* THE PROBLEM: Retype all of the listing exactly, passing over any picture you find.

* DATA:

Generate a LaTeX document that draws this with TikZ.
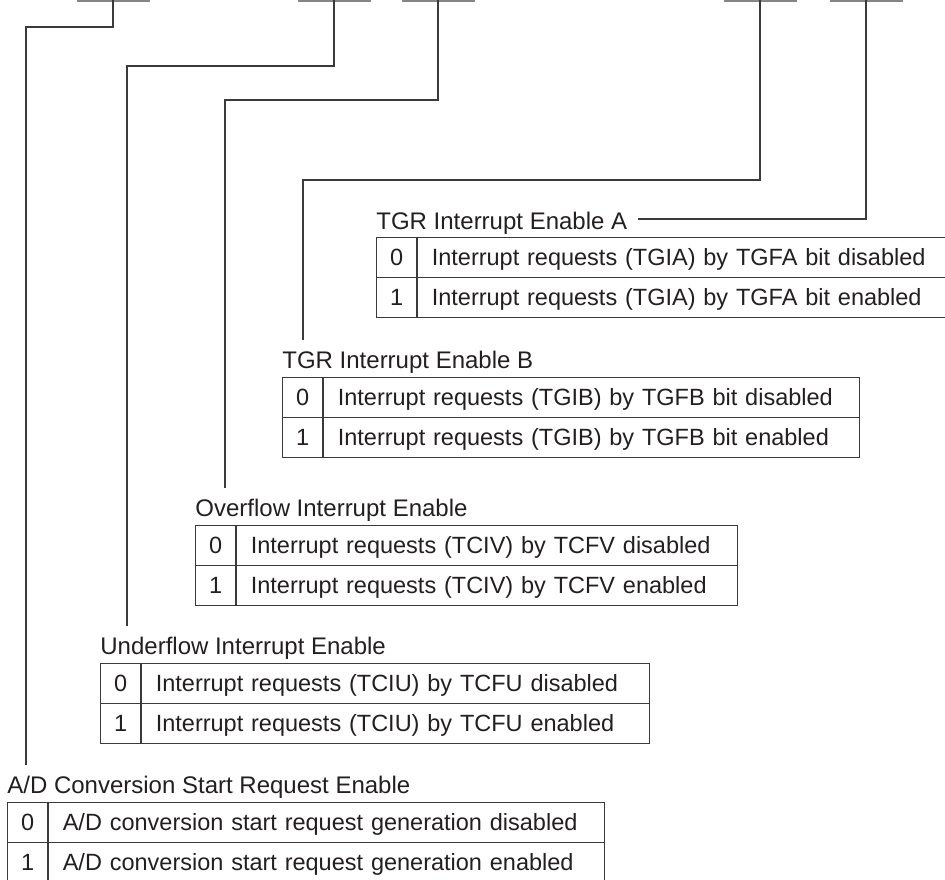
\documentclass[tikz,border=0pt]{standalone}
\usepackage{fontspec}
\setmainfont{Liberation Sans}
\usetikzlibrary{calc}
\definecolor{tiink}{HTML}{231F20}
\definecolor{tirule}{HTML}{3A3A3A}
\definecolor{tibargray}{HTML}{858585}
\tikzset{
  tifont/.style={font=\fontsize{12pt}{14pt}\selectfont, text=tiink},
  ticellfont/.style={font=\fontsize{11.75pt}{14pt}\selectfont, text=tiink},
  tibit/.style={
    ticellfont, draw=tirule, line width=0.6pt, anchor=north west,
    minimum width=20pt, minimum height=20pt, inner sep=0pt,
    text height=9pt, text depth=1pt},
  tidesc/.style={
    ticellfont, draw=tirule, line width=0.6pt, anchor=north west,
    minimum height=20pt, inner xsep=7pt, inner ysep=0pt, align=left,
    text height=9pt, text depth=1pt},
  tilabel/.style={
    tifont, anchor=base west, inner xsep=0pt, inner ysep=5pt,
    text height=9pt, text depth=1pt},
  tiwire/.style={draw=tirule, line width=0.55pt},
  tibitbar/.style={draw=tibargray, line width=1.5pt},
}

\begin{document}
\begin{tikzpicture}[x=0.5pt, y=-0.5pt]
\useasboundingbox (0, 0) rectangle (945, 879);

% Register bits, cut at the top edge.
\foreach \n/\x in {1/113, 2/334, 3/438, 4/760, 5/866} {
  \draw[tibitbar] (\x - 36.5, 0) -- (\x + 36.5, 0);
  \coordinate (stem\n) at (\x, 0);
}

% Field names.
\node[tilabel] (lblA) at (376, 229) {TGR Interrupt Enable A};
\node[tilabel] (lblB) at (282, 368) {TGR Interrupt Enable B};
\node[tilabel] (lblO) at (195, 516) {Overflow Interrupt Enable};
\node[tilabel] (lblU) at (100, 654) {Underflow Interrupt Enable};
\node[tilabel] (lblAD) at (7, 793) {A/D Conversion Start Request Enable};

% Value tables: bit value, then its meaning.
\foreach \r/\txt in {0/Interrupt requests (TGIA) by TGFA bit disabled,
                     1/Interrupt requests (TGIA) by TGFA bit enabled} {
  \node[tibit] (abit\r) at (376, 237 + \r * 40) {\r};
  \node[tidesc, text width=252pt] (adesc\r) at (abit\r.north east)
    {\mbox{\txt}};
}
\foreach \r/\txt in {0/Interrupt requests (TGIB) by TGFB bit disabled,
                     1/Interrupt requests (TGIB) by TGFB bit enabled} {
  \node[tibit] (bbit\r) at (282, 377 + \r * 40) {\r};
  \node[tidesc, text width=254pt] (bdesc\r) at (bbit\r.north east)
    {\mbox{\txt}};
}
\foreach \r/\txt in {0/Interrupt requests (TCIV) by TCFV disabled,
                     1/Interrupt requests (TCIV) by TCFV enabled} {
  \node[tibit] (obit\r) at (195, 525 + \r * 40) {\r};
  \node[tidesc, text width=236.5pt] (odesc\r) at (obit\r.north east)
    {\mbox{\txt}};
}
\foreach \r/\txt in {0/Interrupt requests (TCIU) by TCFU disabled,
                     1/Interrupt requests (TCIU) by TCFU enabled} {
  \node[tibit] (ubit\r) at (100, 663 + \r * 40) {\r};
  \node[tidesc, text width=240pt] (udesc\r) at (ubit\r.north east)
    {\mbox{\txt}};
}
\foreach \r/\txt in {0/{A/D conversion start request generation disabled},
                     1/{A/D conversion start request generation enabled}} {
  \node[tibit] (adbit\r) at (7, 802 + \r * 40) {\r};
  \node[tidesc, text width=264pt] (addesc\r) at (adbit\r.north east)
    {\mbox{\txt}};
}

% Leader lines from each bit to its field name.
\coordinate (k1) at (26, 27);
\coordinate (k2) at (127, 66);
\coordinate (k3) at (225, 100);
\coordinate (k4) at (303, 180);
\coordinate (k5) at (866, 219);
\draw[tiwire] (stem1) |- (k1) -- (k1 |- lblAD.north);
\draw[tiwire] (stem2) |- (k2) -- (k2 |- lblU.north);
\draw[tiwire] (stem3) |- (k3) -- (k3 |- lblO.north);
\draw[tiwire] (stem4) |- (k4) -- (k4 |- lblB.north);
\draw[tiwire] (stem5) -- (k5) -- ($(k5 -| lblA.east) + (10, 0)$);

\end{tikzpicture}
\end{document}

* ANSWER IN FULL:
Generate a LaTeX document that draws this with TikZ.
\documentclass[tikz,border=0pt]{standalone}
\usepackage{fontspec}
\setmainfont{Liberation Sans}
\usetikzlibrary{calc}
\definecolor{tiink}{HTML}{231F20}
\definecolor{tirule}{HTML}{3A3A3A}
\definecolor{tibargray}{HTML}{858585}
\tikzset{
  tifont/.style={font=\fontsize{12pt}{14pt}\selectfont, text=tiink},
  ticellfont/.style={font=\fontsize{11.75pt}{14pt}\selectfont, text=tiink},
  tibit/.style={
    ticellfont, draw=tirule, line width=0.6pt, anchor=north west,
    minimum width=20pt, minimum height=20pt, inner sep=0pt,
    text height=9pt, text depth=1pt},
  tidesc/.style={
    ticellfont, draw=tirule, line width=0.6pt, anchor=north west,
    minimum height=20pt, inner xsep=7pt, inner ysep=0pt, align=left,
    text height=9pt, text depth=1pt},
  tilabel/.style={
    tifont, anchor=base west, inner xsep=0pt, inner ysep=5pt,
    text height=9pt, text depth=1pt},
  tiwire/.style={draw=tirule, line width=0.55pt},
  tibitbar/.style={draw=tibargray, line width=1.5pt},
}

\begin{document}
\begin{tikzpicture}[x=0.5pt, y=-0.5pt]
\useasboundingbox (0, 0) rectangle (945, 879);

% Register bits, cut at the top edge.
\foreach \n/\x in {1/113, 2/334, 3/438, 4/760, 5/866} {
  \draw[tibitbar] (\x - 36.5, 0) -- (\x + 36.5, 0);
  \coordinate (stem\n) at (\x, 0);
}

% Field names.
\node[tilabel] (lblA) at (376, 229) {TGR Interrupt Enable A};
\node[tilabel] (lblB) at (282, 368) {TGR Interrupt Enable B};
\node[tilabel] (lblO) at (195, 516) {Overflow Interrupt Enable};
\node[tilabel] (lblU) at (100, 654) {Underflow Interrupt Enable};
\node[tilabel] (lblAD) at (7, 793) {A/D Conversion Start Request Enable};

% Value tables: bit value, then its meaning.
\foreach \r/\txt in {0/Interrupt requests (TGIA) by TGFA bit disabled,
                     1/Interrupt requests (TGIA) by TGFA bit enabled} {
  \node[tibit] (abit\r) at (376, 237 + \r * 40) {\r};
  \node[tidesc, text width=252pt] (adesc\r) at (abit\r.north east)
    {\mbox{\txt}};
}
\foreach \r/\txt in {0/Interrupt requests (TGIB) by TGFB bit disabled,
                     1/Interrupt requests (TGIB) by TGFB bit enabled} {
  \node[tibit] (bbit\r) at (282, 377 + \r * 40) {\r};
  \node[tidesc, text width=254pt] (bdesc\r) at (bbit\r.north east)
    {\mbox{\txt}};
}
\foreach \r/\txt in {0/Interrupt requests (TCIV) by TCFV disabled,
                     1/Interrupt requests (TCIV) by TCFV enabled} {
  \node[tibit] (obit\r) at (195, 525 + \r * 40) {\r};
  \node[tidesc, text width=236.5pt] (odesc\r) at (obit\r.north east)
    {\mbox{\txt}};
}
\foreach \r/\txt in {0/Interrupt requests (TCIU) by TCFU disabled,
                     1/Interrupt requests (TCIU) by TCFU enabled} {
  \node[tibit] (ubit\r) at (100, 663 + \r * 40) {\r};
  \node[tidesc, text width=240pt] (udesc\r) at (ubit\r.north east)
    {\mbox{\txt}};
}
\foreach \r/\txt in {0/{A/D conversion start request generation disabled},
                     1/{A/D conversion start request generation enabled}} {
  \node[tibit] (adbit\r) at (7, 802 + \r * 40) {\r};
  \node[tidesc, text width=264pt] (addesc\r) at (adbit\r.north east)
    {\mbox{\txt}};
}

% Leader lines from each bit to its field name.
\coordinate (k1) at (26, 27);
\coordinate (k2) at (127, 66);
\coordinate (k3) at (225, 100);
\coordinate (k4) at (303, 180);
\coordinate (k5) at (866, 219);
\draw[tiwire] (stem1) |- (k1) -- (k1 |- lblAD.north);
\draw[tiwire] (stem2) |- (k2) -- (k2 |- lblU.north);
\draw[tiwire] (stem3) |- (k3) -- (k3 |- lblO.north);
\draw[tiwire] (stem4) |- (k4) -- (k4 |- lblB.north);
\draw[tiwire] (stem5) -- (k5) -- ($(k5 -| lblA.east) + (10, 0)$);

\end{tikzpicture}
\end{document}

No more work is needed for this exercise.